Restate the whole listing word for word. Pictures are left out.

============

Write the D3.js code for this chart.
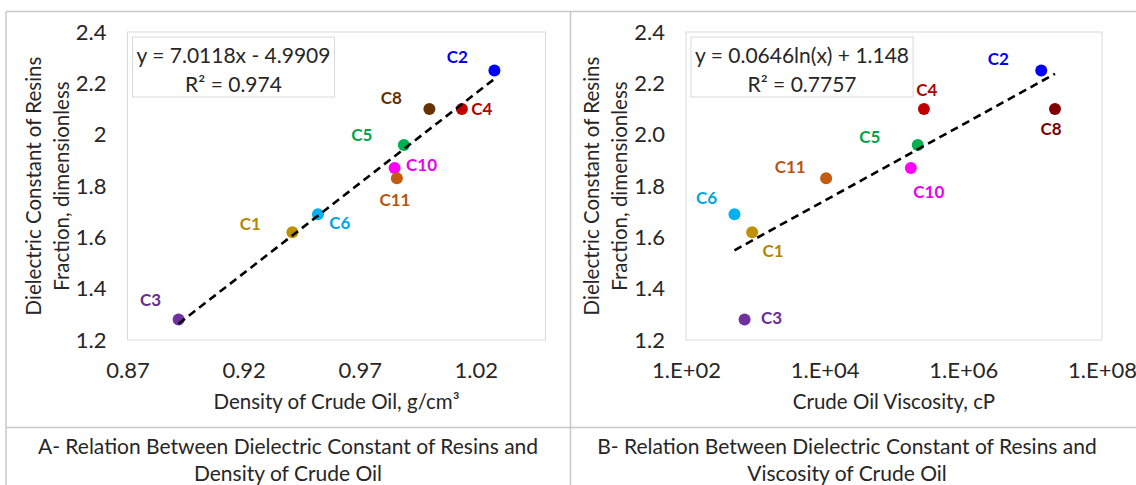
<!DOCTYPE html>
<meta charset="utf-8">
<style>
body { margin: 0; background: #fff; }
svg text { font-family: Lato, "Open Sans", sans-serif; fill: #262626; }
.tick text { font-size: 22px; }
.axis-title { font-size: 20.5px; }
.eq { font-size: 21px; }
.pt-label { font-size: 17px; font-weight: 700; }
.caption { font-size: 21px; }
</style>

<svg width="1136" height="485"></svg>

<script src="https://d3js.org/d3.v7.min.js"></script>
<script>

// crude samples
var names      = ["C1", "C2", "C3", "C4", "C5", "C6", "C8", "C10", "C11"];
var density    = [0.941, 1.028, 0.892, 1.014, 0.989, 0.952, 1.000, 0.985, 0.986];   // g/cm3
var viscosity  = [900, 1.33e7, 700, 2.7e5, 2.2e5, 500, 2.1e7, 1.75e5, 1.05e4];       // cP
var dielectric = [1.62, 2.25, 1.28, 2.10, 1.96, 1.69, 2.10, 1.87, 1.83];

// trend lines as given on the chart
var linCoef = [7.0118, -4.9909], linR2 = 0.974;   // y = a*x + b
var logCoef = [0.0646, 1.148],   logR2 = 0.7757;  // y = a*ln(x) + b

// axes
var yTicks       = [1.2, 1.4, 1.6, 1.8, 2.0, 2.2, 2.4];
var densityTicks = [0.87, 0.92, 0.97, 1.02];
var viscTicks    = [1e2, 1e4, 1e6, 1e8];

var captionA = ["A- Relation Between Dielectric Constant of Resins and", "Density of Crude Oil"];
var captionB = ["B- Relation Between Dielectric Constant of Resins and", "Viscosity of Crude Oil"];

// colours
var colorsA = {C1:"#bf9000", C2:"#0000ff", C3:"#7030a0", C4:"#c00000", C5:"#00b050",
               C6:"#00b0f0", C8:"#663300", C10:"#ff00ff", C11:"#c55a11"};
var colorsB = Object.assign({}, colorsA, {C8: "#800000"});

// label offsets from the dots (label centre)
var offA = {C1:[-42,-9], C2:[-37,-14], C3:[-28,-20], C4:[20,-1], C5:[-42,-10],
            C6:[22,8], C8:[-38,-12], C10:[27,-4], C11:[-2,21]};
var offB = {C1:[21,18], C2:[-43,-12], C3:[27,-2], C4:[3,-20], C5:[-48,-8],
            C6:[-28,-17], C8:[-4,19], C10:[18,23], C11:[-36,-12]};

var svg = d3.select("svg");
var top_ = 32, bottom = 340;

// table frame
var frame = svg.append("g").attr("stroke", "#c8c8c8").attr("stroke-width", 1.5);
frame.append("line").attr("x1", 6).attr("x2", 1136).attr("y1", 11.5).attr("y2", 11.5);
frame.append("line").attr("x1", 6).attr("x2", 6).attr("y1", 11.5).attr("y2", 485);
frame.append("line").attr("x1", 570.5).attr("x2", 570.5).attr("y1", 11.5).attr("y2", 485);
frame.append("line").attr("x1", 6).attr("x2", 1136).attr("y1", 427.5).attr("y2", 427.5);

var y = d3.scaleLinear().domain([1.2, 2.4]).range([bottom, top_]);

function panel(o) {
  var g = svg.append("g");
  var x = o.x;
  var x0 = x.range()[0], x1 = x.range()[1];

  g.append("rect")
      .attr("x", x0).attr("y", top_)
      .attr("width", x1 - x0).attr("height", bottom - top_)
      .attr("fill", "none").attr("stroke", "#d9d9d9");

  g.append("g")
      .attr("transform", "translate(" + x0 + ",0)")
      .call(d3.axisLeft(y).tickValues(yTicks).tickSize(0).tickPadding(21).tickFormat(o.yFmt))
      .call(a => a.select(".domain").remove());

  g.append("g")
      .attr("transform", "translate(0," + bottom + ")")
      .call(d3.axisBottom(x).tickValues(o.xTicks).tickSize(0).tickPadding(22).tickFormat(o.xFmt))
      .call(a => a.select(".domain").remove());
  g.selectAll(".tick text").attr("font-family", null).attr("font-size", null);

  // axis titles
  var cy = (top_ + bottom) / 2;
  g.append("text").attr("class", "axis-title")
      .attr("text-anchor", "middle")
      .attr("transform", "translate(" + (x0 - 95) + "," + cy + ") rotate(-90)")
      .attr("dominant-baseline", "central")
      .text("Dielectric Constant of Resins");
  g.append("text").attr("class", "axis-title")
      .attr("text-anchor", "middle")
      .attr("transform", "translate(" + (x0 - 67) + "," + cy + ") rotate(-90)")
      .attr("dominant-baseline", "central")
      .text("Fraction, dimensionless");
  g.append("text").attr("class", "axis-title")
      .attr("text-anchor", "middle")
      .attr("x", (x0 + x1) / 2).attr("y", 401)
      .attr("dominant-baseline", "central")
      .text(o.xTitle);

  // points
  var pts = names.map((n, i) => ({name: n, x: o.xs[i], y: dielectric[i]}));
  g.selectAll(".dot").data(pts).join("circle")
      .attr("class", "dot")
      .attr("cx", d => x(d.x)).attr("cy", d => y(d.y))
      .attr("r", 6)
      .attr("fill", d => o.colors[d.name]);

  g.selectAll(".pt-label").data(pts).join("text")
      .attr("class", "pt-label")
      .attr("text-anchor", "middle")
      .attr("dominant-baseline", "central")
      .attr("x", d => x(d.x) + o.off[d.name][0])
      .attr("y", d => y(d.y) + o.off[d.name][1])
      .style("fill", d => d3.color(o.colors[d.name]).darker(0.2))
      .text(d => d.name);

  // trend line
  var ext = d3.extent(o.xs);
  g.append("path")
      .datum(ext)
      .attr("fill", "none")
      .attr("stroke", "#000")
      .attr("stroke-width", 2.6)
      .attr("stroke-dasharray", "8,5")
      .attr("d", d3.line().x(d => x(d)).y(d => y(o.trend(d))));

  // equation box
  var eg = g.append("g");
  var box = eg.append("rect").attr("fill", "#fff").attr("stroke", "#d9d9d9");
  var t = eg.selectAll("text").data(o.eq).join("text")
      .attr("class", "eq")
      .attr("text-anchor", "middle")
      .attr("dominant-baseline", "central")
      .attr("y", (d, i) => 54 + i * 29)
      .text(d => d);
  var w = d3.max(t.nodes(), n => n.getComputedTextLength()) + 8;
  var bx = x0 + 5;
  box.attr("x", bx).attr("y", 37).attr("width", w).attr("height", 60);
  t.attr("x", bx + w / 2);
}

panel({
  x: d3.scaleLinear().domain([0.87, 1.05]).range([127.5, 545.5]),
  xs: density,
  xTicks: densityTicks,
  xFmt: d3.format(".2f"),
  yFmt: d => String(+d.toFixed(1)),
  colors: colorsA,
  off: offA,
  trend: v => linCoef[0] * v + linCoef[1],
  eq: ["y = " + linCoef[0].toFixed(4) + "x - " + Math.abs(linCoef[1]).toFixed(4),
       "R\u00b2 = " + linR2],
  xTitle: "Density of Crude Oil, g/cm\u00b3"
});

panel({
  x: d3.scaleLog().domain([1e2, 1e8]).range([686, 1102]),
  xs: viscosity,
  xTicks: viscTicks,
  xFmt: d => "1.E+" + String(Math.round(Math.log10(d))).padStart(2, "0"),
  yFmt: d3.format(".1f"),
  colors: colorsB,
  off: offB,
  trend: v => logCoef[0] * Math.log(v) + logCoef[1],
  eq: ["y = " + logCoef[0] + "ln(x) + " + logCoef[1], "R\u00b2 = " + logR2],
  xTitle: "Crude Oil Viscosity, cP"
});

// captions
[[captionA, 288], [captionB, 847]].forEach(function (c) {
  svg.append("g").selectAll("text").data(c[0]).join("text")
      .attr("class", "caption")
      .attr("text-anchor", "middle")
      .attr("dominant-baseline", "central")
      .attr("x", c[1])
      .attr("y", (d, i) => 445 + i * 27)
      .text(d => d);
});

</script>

============

**Exercise response:**
Write the D3.js code for this chart.
<!DOCTYPE html>
<meta charset="utf-8">
<style>
body { margin: 0; background: #fff; }
svg text { font-family: Lato, "Open Sans", sans-serif; fill: #262626; }
.tick text { font-size: 22px; }
.axis-title { font-size: 20.5px; }
.eq { font-size: 21px; }
.pt-label { font-size: 17px; font-weight: 700; }
.caption { font-size: 21px; }
</style>

<svg width="1136" height="485"></svg>

<script src="https://d3js.org/d3.v7.min.js"></script>
<script>

// crude samples
var names      = ["C1", "C2", "C3", "C4", "C5", "C6", "C8", "C10", "C11"];
var density    = [0.941, 1.028, 0.892, 1.014, 0.989, 0.952, 1.000, 0.985, 0.986];   // g/cm3
var viscosity  = [900, 1.33e7, 700, 2.7e5, 2.2e5, 500, 2.1e7, 1.75e5, 1.05e4];       // cP
var dielectric = [1.62, 2.25, 1.28, 2.10, 1.96, 1.69, 2.10, 1.87, 1.83];

// trend lines as given on the chart
var linCoef = [7.0118, -4.9909], linR2 = 0.974;   // y = a*x + b
var logCoef = [0.0646, 1.148],   logR2 = 0.7757;  // y = a*ln(x) + b

// axes
var yTicks       = [1.2, 1.4, 1.6, 1.8, 2.0, 2.2, 2.4];
var densityTicks = [0.87, 0.92, 0.97, 1.02];
var viscTicks    = [1e2, 1e4, 1e6, 1e8];

var captionA = ["A- Relation Between Dielectric Constant of Resins and", "Density of Crude Oil"];
var captionB = ["B- Relation Between Dielectric Constant of Resins and", "Viscosity of Crude Oil"];

// colours
var colorsA = {C1:"#bf9000", C2:"#0000ff", C3:"#7030a0", C4:"#c00000", C5:"#00b050",
               C6:"#00b0f0", C8:"#663300", C10:"#ff00ff", C11:"#c55a11"};
var colorsB = Object.assign({}, colorsA, {C8: "#800000"});

// label offsets from the dots (label centre)
var offA = {C1:[-42,-9], C2:[-37,-14], C3:[-28,-20], C4:[20,-1], C5:[-42,-10],
            C6:[22,8], C8:[-38,-12], C10:[27,-4], C11:[-2,21]};
var offB = {C1:[21,18], C2:[-43,-12], C3:[27,-2], C4:[3,-20], C5:[-48,-8],
            C6:[-28,-17], C8:[-4,19], C10:[18,23], C11:[-36,-12]};

var svg = d3.select("svg");
var top_ = 32, bottom = 340;

// table frame
var frame = svg.append("g").attr("stroke", "#c8c8c8").attr("stroke-width", 1.5);
frame.append("line").attr("x1", 6).attr("x2", 1136).attr("y1", 11.5).attr("y2", 11.5);
frame.append("line").attr("x1", 6).attr("x2", 6).attr("y1", 11.5).attr("y2", 485);
frame.append("line").attr("x1", 570.5).attr("x2", 570.5).attr("y1", 11.5).attr("y2", 485);
frame.append("line").attr("x1", 6).attr("x2", 1136).attr("y1", 427.5).attr("y2", 427.5);

var y = d3.scaleLinear().domain([1.2, 2.4]).range([bottom, top_]);

function panel(o) {
  var g = svg.append("g");
  var x = o.x;
  var x0 = x.range()[0], x1 = x.range()[1];

  g.append("rect")
      .attr("x", x0).attr("y", top_)
      .attr("width", x1 - x0).attr("height", bottom - top_)
      .attr("fill", "none").attr("stroke", "#d9d9d9");

  g.append("g")
      .attr("transform", "translate(" + x0 + ",0)")
      .call(d3.axisLeft(y).tickValues(yTicks).tickSize(0).tickPadding(21).tickFormat(o.yFmt))
      .call(a => a.select(".domain").remove());

  g.append("g")
      .attr("transform", "translate(0," + bottom + ")")
      .call(d3.axisBottom(x).tickValues(o.xTicks).tickSize(0).tickPadding(22).tickFormat(o.xFmt))
      .call(a => a.select(".domain").remove());
  g.selectAll(".tick text").attr("font-family", null).attr("font-size", null);

  // axis titles
  var cy = (top_ + bottom) / 2;
  g.append("text").attr("class", "axis-title")
      .attr("text-anchor", "middle")
      .attr("transform", "translate(" + (x0 - 95) + "," + cy + ") rotate(-90)")
      .attr("dominant-baseline", "central")
      .text("Dielectric Constant of Resins");
  g.append("text").attr("class", "axis-title")
      .attr("text-anchor", "middle")
      .attr("transform", "translate(" + (x0 - 67) + "," + cy + ") rotate(-90)")
      .attr("dominant-baseline", "central")
      .text("Fraction, dimensionless");
  g.append("text").attr("class", "axis-title")
      .attr("text-anchor", "middle")
      .attr("x", (x0 + x1) / 2).attr("y", 401)
      .attr("dominant-baseline", "central")
      .text(o.xTitle);

  // points
  var pts = names.map((n, i) => ({name: n, x: o.xs[i], y: dielectric[i]}));
  g.selectAll(".dot").data(pts).join("circle")
      .attr("class", "dot")
      .attr("cx", d => x(d.x)).attr("cy", d => y(d.y))
      .attr("r", 6)
      .attr("fill", d => o.colors[d.name]);

  g.selectAll(".pt-label").data(pts).join("text")
      .attr("class", "pt-label")
      .attr("text-anchor", "middle")
      .attr("dominant-baseline", "central")
      .attr("x", d => x(d.x) + o.off[d.name][0])
      .attr("y", d => y(d.y) + o.off[d.name][1])
      .style("fill", d => d3.color(o.colors[d.name]).darker(0.2))
      .text(d => d.name);

  // trend line
  var ext = d3.extent(o.xs);
  g.append("path")
      .datum(ext)
      .attr("fill", "none")
      .attr("stroke", "#000")
      .attr("stroke-width", 2.6)
      .attr("stroke-dasharray", "8,5")
      .attr("d", d3.line().x(d => x(d)).y(d => y(o.trend(d))));

  // equation box
  var eg = g.append("g");
  var box = eg.append("rect").attr("fill", "#fff").attr("stroke", "#d9d9d9");
  var t = eg.selectAll("text").data(o.eq).join("text")
      .attr("class", "eq")
      .attr("text-anchor", "middle")
      .attr("dominant-baseline", "central")
      .attr("y", (d, i) => 54 + i * 29)
      .text(d => d);
  var w = d3.max(t.nodes(), n => n.getComputedTextLength()) + 8;
  var bx = x0 + 5;
  box.attr("x", bx).attr("y", 37).attr("width", w).attr("height", 60);
  t.attr("x", bx + w / 2);
}

panel({
  x: d3.scaleLinear().domain([0.87, 1.05]).range([127.5, 545.5]),
  xs: density,
  xTicks: densityTicks,
  xFmt: d3.format(".2f"),
  yFmt: d => String(+d.toFixed(1)),
  colors: colorsA,
  off: offA,
  trend: v => linCoef[0] * v + linCoef[1],
  eq: ["y = " + linCoef[0].toFixed(4) + "x - " + Math.abs(linCoef[1]).toFixed(4),
       "R\u00b2 = " + linR2],
  xTitle: "Density of Crude Oil, g/cm\u00b3"
});

panel({
  x: d3.scaleLog().domain([1e2, 1e8]).range([686, 1102]),
  xs: viscosity,
  xTicks: viscTicks,
  xFmt: d => "1.E+" + String(Math.round(Math.log10(d))).padStart(2, "0"),
  yFmt: d3.format(".1f"),
  colors: colorsB,
  off: offB,
  trend: v => logCoef[0] * Math.log(v) + logCoef[1],
  eq: ["y = " + logCoef[0] + "ln(x) + " + logCoef[1], "R\u00b2 = " + logR2],
  xTitle: "Crude Oil Viscosity, cP"
});

// captions
[[captionA, 288], [captionB, 847]].forEach(function (c) {
  svg.append("g").selectAll("text").data(c[0]).join("text")
      .attr("class", "caption")
      .attr("text-anchor", "middle")
      .attr("dominant-baseline", "central")
      .attr("x", c[1])
      .attr("y", (d, i) => 445 + i * 27)
      .text(d => d);
});

</script>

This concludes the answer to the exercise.